United States District Court, N.D. Illinois, Eastern Division

August 5, 2019




         Plaintiff ATC Healthcare Services, Inc. provided temporary nursing staffing services to the Chicago Public School District from 2006 until August 2015, when CPS terminated its contract. ATC has now sued the agency that replaced it, RCM Technologies, Inc., for intentional interference with prospective economic advantage, claiming that RCM improperly interfered with the employment relationship between ATC and the nurses whom it staffed at CPS schools. R. 51, First Am. Compl.[1] After a period of discovery, RCM filed a motion for summary judgment. R. 140, Mot. Summ. J.[2] For the reasons explained below, RCM's motion is granted.

         I. Background

         In setting out the facts, the Court views the evidence in the light most favorable to ATC (the non-movant) and, where important, also describes the parties' competing factual contentions. See Matsushita Elec. Indus. Co. v. Zenith Radio Corp., 475 U.S. 574, 587 (1986). Before the summer of 2015, ATC and two other agencies provided nursing services to schools in the Chicago Public School District. R. 155, Pl.'s Resp. DSOF ¶ 10; R. 166, Def.'s Resp. PSOF ¶ 1. During the 2014-2015 school year, ATC provided 147 nurses to CPS, for a total of about 2, 800 hours each week. Def.'s Resp. PSOF ¶ 2. ATC's contract for the school year was set to expire on June 30, 2016. Def.'s Resp. PSOF ¶¶ 1, 7; R. 154-2, PSOF Exh. A, ATC-CPS Contract Renewal at 1.

         In November 2014, CPS issued a request for proposal (RFP) for nursing services. Pl.'s Resp. DSOF ¶ 11; R. 154-4, PSOF Exh. E, Nov. 2014 RFP. The RFP did not specifically state whether it sought proposals for an exclusive nursing services provider, or for a more limited contract. See Def.'s Resp. PSOF ¶ 5 (calling the RFP a request for “non-exclusive, nurse staffing services.”); Pl.'s Resp. DSOF ¶ 11. It did state, however, that CPS might try to bundle as many schools as possible under the same provider. Def.'s Resp.

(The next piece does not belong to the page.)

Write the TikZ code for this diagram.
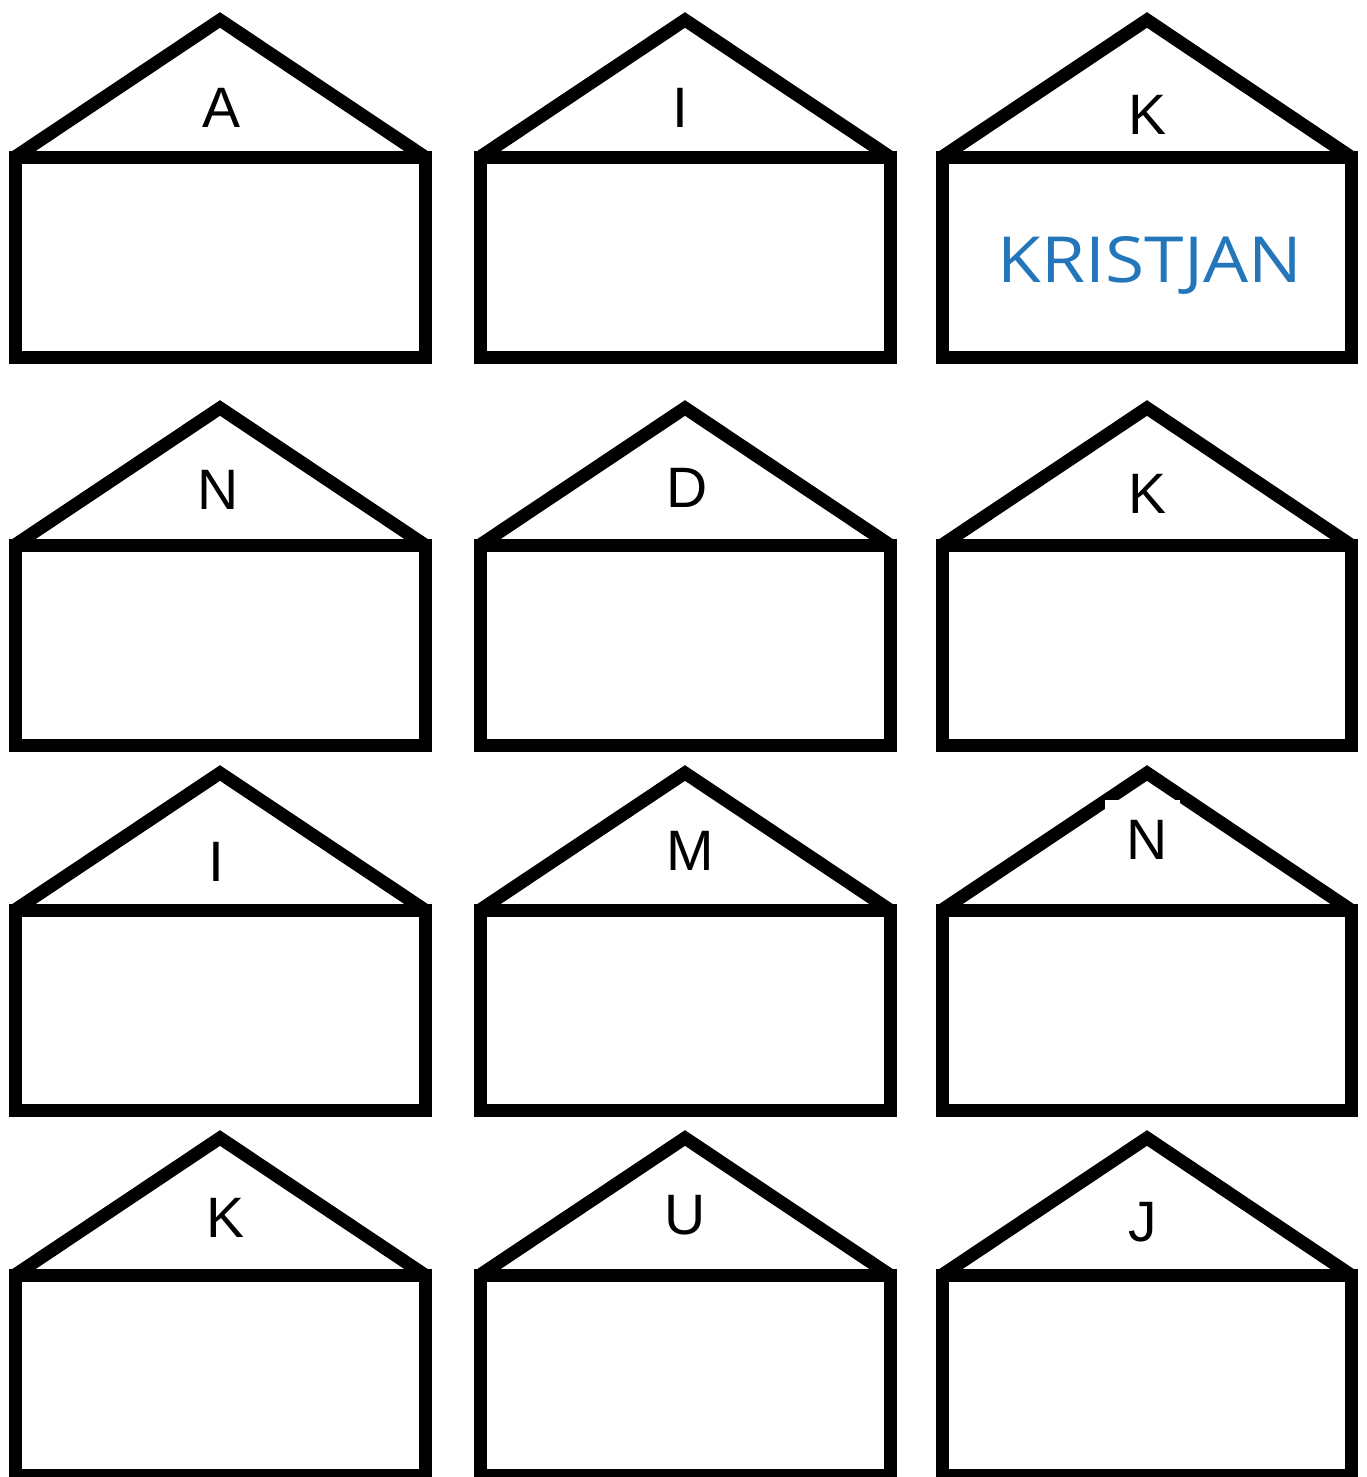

PSOF ¶ 5; Nov. 2014 RFP at 27 (“It is the intention of the Board to award these contract(s) in whole or in part or by item as may be in the best interest of the Board. … The Board may award multiple sections or all sections of this request for proposal to a qualified Proposer. It is the Board's desire to bundle as many zones as possible, where it is in the Board's best interest.”). Both ATC and RCM submitted proposals. Pl.'s Resp. DSOF ¶¶ 11, 41.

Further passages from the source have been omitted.